Hal senana juga dikatakan Ketua Pansus Otonomi Khusus Papua
Dewan Perwakilan Daerah (DPD) Paulus Sumino. Keputusan pemerintah
membentuk UP4B, kata Paulus, harus disikapi dengan baik. “Pembentukan UP4B
bertujuan mempercepat peningkatan kesejahteraan rakyat Papua dan Papua Barat,
kami menyambut baik hal ini,” ujar Paulus di Jakarta, Jumat (18/11) lalu.
Paulus menambahakan, pem-bentukan UP4B jangan diartikan sebagai
bentuk kegagalan otonomi khusus. Studi referensi dari negara-negara lain
membuktikan, bahwa proses tercapainya kesejahteraan rakyat lokal di daerah
otonomi khusus memang membutuhkan waktu yang panjang.
“Pelaksanaan otsus di Papua yang baru berjalan 10 tahun belum
dapat dikatakan gagal, masih diperlukan adanya perbaikan-perbaikan agar
masyarakat Papua dapat mencapai kesejahteraan yang diimpikan,” kata Paulus. Dia
berharap, otsus Papua bisa diperbaiki dan dipercepat dengan adanya UP4B.
Sementara itu, bantahan datang dari tokoh gereja Papua, Socratez
Sofyan Yoman. Dia menolak UP4B yang dibentuk pemerintah pusat untuk
menangani berbagai persoalan politik dan Hak Asasi Manusia (HAM). Socratez
menilai UP4B tidak akan menyelesaikan persoalan di Papua. “Kami menolak
kehadiran UP4B karena tidak menyelesaikan masalah di Papua. Pemerintah pusat
segera berdialog dengan rakyat Papua dan dimediasi pihak internasinal yang
netral,” ujar penulis buku bertajuk Otonomi, Pemekaran dan Merdeka, ini.
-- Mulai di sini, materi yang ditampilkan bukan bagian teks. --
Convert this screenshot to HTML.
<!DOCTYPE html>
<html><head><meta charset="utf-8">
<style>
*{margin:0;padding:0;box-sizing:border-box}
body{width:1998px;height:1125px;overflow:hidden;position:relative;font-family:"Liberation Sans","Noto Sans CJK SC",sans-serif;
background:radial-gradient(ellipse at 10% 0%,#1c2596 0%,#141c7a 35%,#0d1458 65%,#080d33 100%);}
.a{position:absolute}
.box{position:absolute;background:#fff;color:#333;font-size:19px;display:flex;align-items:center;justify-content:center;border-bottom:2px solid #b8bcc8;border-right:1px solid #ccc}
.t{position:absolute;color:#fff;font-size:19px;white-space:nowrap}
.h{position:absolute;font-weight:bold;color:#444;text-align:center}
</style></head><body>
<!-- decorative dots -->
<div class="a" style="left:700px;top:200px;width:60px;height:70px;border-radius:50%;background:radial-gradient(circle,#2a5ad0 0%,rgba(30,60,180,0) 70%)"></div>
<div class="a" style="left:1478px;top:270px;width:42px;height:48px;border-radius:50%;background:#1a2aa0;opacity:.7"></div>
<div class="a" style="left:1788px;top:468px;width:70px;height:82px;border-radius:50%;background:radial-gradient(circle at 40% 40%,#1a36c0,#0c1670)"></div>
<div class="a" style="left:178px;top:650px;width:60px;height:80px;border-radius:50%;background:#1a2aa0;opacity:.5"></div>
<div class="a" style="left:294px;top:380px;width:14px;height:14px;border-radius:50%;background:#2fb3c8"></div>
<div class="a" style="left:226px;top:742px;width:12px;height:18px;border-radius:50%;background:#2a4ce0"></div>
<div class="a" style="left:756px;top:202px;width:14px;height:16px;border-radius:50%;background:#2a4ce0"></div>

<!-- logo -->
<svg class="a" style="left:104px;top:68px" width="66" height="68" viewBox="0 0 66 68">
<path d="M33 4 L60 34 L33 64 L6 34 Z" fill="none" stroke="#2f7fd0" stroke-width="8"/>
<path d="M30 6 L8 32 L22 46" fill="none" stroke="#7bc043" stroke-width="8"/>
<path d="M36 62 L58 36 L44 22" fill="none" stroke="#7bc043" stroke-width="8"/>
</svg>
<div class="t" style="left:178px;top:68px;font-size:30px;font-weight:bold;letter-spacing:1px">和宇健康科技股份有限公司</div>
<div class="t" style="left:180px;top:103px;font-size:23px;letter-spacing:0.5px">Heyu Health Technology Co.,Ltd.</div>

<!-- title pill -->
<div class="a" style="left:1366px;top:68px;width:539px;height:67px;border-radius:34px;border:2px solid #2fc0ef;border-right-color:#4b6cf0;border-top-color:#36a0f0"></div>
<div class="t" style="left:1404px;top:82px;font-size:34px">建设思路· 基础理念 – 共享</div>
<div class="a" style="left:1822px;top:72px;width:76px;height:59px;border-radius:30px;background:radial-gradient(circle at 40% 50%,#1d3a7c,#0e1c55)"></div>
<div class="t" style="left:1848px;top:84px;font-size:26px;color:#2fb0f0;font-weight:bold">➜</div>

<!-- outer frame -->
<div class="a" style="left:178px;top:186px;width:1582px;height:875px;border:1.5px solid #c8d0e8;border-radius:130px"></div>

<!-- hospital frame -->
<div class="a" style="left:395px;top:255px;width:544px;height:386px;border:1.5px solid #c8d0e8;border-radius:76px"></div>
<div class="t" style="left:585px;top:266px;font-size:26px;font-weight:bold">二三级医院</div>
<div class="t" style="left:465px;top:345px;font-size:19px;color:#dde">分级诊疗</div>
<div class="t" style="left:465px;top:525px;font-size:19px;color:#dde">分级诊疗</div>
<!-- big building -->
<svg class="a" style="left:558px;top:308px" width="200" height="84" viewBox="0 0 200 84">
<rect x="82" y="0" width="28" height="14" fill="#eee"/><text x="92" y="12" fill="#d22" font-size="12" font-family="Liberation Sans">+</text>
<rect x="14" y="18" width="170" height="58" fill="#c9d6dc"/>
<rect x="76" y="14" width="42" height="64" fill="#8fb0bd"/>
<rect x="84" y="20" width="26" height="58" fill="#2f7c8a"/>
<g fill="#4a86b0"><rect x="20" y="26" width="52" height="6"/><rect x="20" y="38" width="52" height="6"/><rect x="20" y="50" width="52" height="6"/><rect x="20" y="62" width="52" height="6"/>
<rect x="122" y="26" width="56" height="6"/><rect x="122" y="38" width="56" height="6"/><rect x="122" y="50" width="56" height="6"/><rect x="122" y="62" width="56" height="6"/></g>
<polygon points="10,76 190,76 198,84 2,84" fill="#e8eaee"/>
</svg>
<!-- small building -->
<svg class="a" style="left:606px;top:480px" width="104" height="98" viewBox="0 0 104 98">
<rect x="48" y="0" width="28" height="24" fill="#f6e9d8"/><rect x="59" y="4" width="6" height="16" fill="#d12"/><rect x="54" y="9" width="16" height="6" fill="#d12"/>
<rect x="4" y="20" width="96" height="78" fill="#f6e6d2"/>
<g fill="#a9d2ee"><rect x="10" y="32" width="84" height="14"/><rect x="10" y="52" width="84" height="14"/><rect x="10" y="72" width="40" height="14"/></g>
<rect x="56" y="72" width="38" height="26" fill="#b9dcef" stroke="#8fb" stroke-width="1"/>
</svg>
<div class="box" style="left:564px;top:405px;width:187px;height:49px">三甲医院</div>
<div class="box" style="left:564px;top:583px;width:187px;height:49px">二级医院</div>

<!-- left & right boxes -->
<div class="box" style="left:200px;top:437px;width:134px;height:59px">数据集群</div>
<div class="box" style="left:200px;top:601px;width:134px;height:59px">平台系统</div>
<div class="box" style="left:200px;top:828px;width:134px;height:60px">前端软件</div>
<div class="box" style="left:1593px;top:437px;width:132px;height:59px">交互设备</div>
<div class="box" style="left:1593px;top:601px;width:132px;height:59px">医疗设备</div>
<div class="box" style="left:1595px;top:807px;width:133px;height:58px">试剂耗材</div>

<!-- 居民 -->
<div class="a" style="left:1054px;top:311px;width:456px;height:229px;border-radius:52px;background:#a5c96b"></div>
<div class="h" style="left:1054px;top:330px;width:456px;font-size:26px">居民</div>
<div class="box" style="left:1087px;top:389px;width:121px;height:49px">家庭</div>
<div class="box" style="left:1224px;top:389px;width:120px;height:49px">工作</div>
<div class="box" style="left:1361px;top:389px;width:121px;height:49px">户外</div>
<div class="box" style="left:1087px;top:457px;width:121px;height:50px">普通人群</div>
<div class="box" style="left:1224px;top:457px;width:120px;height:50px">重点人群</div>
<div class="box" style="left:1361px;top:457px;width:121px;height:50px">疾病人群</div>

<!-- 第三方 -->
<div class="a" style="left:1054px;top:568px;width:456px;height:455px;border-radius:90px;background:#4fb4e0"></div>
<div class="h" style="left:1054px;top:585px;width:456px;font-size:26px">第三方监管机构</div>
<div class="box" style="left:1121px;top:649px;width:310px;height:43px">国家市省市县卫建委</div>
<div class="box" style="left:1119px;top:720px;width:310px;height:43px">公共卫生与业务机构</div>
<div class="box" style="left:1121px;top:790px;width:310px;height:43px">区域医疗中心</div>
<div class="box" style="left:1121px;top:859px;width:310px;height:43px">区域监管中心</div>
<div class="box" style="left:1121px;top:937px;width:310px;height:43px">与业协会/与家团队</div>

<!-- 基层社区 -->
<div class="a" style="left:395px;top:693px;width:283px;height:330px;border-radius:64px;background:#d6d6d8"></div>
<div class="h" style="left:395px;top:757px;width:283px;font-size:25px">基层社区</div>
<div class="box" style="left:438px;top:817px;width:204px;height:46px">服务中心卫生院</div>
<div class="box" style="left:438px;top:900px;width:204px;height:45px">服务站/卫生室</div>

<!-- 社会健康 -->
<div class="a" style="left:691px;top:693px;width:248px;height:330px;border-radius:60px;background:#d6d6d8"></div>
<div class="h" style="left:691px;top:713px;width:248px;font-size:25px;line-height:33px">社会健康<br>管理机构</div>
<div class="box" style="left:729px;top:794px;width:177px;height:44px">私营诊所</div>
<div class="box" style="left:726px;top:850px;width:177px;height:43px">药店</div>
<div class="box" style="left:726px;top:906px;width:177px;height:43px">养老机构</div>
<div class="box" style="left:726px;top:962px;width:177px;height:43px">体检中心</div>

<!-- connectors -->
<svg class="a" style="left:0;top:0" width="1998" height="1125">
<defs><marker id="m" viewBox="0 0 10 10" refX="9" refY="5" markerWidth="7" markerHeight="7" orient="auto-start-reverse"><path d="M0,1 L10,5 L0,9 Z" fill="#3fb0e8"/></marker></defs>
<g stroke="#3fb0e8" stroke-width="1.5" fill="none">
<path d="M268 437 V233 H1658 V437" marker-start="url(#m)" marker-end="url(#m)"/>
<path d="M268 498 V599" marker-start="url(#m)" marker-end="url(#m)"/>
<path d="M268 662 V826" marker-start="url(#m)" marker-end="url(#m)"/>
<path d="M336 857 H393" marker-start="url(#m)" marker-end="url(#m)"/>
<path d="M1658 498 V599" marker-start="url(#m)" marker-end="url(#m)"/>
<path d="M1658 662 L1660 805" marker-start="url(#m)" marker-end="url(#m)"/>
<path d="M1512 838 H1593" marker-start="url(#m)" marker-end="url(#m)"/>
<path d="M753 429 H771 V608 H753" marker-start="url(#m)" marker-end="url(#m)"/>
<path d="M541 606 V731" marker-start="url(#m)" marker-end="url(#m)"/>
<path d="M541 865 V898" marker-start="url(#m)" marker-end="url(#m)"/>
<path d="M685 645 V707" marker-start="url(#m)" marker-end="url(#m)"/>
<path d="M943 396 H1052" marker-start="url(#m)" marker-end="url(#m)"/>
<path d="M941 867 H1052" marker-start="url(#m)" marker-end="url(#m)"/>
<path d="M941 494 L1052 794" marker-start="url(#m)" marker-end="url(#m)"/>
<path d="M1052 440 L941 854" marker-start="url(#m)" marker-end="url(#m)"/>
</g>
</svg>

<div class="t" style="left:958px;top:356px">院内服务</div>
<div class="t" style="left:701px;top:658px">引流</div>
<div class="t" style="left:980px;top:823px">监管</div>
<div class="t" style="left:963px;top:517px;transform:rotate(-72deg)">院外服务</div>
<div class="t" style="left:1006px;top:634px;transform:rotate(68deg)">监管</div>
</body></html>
Socratez menambakan, perjuangan rakyat Papua selama ini ialah
menentukan nasib sendiri. “Sejarah yang cacat harus diluruskan. Pemerintah
harus menjawab mengapa negara Papua yang telah ada tahun 1961 dianggap tidak
sah. Dunia internasional harus dihadirkan, termasuk Amerika, Belanda dan
organisasi dunia PBB, mari kita duduk bicara status Papua, itu saja,” tambahnya
Ketua Umum Badan Pelayan Pusat Persektuan Gereja-Gereja Baptis
Papua ini mengatakan, “Letak harga diri orang Papua ialah ketika dunia,
termasuk Indonesia menghargai hak hidup orang Papua, itu saja. Bukan malah
menawarkan UP4B yang sudah gagal bersamaan dengan otonomi khusus.”
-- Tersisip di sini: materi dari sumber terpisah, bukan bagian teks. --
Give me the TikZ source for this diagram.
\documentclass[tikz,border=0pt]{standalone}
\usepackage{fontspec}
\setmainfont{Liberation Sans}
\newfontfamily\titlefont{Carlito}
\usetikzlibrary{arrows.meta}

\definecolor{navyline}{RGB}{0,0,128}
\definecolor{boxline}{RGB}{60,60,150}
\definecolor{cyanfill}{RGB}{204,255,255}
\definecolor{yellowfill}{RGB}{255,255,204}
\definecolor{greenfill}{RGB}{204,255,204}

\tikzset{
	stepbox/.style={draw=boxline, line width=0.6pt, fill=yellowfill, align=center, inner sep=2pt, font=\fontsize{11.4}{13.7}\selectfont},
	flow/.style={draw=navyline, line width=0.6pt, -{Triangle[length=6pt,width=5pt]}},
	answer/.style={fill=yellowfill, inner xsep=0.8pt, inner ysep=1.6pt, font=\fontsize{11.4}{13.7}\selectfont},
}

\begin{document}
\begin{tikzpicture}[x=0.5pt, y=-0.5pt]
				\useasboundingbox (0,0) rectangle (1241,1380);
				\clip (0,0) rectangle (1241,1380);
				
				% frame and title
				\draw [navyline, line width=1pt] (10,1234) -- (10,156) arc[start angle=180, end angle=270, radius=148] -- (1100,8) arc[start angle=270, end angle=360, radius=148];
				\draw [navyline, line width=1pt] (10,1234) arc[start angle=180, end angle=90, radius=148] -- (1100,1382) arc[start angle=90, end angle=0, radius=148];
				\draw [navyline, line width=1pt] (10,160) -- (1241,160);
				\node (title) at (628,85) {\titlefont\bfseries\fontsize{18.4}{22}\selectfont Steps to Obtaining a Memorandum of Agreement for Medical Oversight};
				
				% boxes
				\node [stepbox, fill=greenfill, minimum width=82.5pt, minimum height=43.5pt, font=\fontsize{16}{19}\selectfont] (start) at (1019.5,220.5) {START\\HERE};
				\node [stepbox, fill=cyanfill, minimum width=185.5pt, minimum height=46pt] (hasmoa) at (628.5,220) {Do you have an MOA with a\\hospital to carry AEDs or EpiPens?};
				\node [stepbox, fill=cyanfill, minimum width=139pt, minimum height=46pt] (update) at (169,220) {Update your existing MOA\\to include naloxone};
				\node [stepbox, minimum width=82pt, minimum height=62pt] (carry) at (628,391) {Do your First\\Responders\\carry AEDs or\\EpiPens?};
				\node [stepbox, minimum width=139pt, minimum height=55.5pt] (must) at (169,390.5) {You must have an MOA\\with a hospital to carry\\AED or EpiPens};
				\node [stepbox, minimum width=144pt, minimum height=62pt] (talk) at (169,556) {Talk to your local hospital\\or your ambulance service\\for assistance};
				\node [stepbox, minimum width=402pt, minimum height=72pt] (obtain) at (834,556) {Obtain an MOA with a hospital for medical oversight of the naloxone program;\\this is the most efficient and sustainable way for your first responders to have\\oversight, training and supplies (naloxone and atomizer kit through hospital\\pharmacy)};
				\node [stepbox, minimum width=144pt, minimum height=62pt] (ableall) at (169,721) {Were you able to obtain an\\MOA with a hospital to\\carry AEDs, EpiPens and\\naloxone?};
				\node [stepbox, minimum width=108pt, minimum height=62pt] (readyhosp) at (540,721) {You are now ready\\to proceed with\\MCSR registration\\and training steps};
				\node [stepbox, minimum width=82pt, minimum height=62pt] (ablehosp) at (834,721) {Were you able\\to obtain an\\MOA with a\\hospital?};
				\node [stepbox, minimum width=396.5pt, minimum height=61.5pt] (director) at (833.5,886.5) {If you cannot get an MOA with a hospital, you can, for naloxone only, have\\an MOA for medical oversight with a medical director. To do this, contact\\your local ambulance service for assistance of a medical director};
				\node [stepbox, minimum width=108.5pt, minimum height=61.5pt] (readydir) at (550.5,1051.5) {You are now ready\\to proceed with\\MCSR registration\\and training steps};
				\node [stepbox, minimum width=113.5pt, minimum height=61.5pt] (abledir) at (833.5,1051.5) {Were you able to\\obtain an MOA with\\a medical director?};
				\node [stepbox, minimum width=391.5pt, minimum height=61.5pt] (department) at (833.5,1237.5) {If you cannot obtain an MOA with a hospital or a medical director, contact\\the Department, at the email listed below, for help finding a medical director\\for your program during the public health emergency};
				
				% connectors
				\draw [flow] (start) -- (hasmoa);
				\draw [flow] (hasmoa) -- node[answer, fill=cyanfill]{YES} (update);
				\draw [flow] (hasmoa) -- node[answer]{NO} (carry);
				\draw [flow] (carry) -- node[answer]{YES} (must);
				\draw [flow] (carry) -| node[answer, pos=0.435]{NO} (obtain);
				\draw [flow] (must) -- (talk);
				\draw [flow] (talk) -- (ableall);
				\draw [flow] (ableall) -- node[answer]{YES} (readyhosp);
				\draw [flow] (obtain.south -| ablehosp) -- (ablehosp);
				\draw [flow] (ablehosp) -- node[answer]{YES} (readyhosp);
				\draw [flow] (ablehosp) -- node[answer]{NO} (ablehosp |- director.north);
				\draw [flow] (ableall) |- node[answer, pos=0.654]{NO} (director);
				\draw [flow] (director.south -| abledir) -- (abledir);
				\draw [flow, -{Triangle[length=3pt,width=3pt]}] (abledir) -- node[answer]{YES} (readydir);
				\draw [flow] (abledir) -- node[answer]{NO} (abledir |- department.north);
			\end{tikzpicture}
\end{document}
Lalu apa yang harus dilakukan? Menurutnya, yang harus dilakukan
warga Papua saat ini adalah tenang dan menunggu dengan sabar. “Masalah Papua
sudah ditangani lewat mekanisme internasional, sehingga jangan bikin gerakan di
luar itu, biar dunia internasional yang menyelesaikannya,” katanya.
Dialog ditolak
Pemerintah sendiri dalam mengatasi gejolak Papua merdeka, telah
mengirim utusan khususnya. Orang yang dipercaya yakni Farid Husein. Dia diberi
tugas untuk mencari solusi secara kekeluargaan, dan menyeluruh.
Upaya dialog diharapkan bisa melahirkan hasil positif, paling
lambat Agustus 2012 ini. Penunjukkan Farid berdasarkan pengalamannya bersama
mantan Jusuf Kalla dalam mendamaikan Gerakan Aceh merdeka (GAM) di Aceh dan
sejumlah daerah konflik lainnya, seperti Poso dan Ambon.
Sementara itu, Lambertus Pekikir, Koordinator Umum Organisasi
Papua Merdeka, Senin (21/11). mengatakan, jangan bikin dialog macam-macam,
dialog tidak akan membuat Papua aman, justru yang terjadi nanti adalah polemik
yang sangat panjang.
Lambert mengatakan, terkait hari jadi kemerdekan Papua Barat
pada 1 Desember 2011 mendatang, OPM berjanji tidak akan mengibarkan Bendera
Bintang Kejora. “Itu sudah keputusan dari markas besar OPM, kalau ada yang
mengibarkan, di luar tanggung jawab kami dan polisi bisa menangkap mereka,”
kata Lambert.
Dia menambahkan, instruksi pelarangan pengibaran Bintang Kejora
diambil setelah berbagai insiden yang menewaskan warga sipil di Papua.
Pengibaran terakhir ketika pembukaan Kongres Papua III di Lapangan Zakeus,
Padang Bulan, Abepura, Jayapura, 19 Oktober 2011 lalu. Kongres tersebut
dibubarkan paksa kepolisian hingga menewaskan tiga orang warga.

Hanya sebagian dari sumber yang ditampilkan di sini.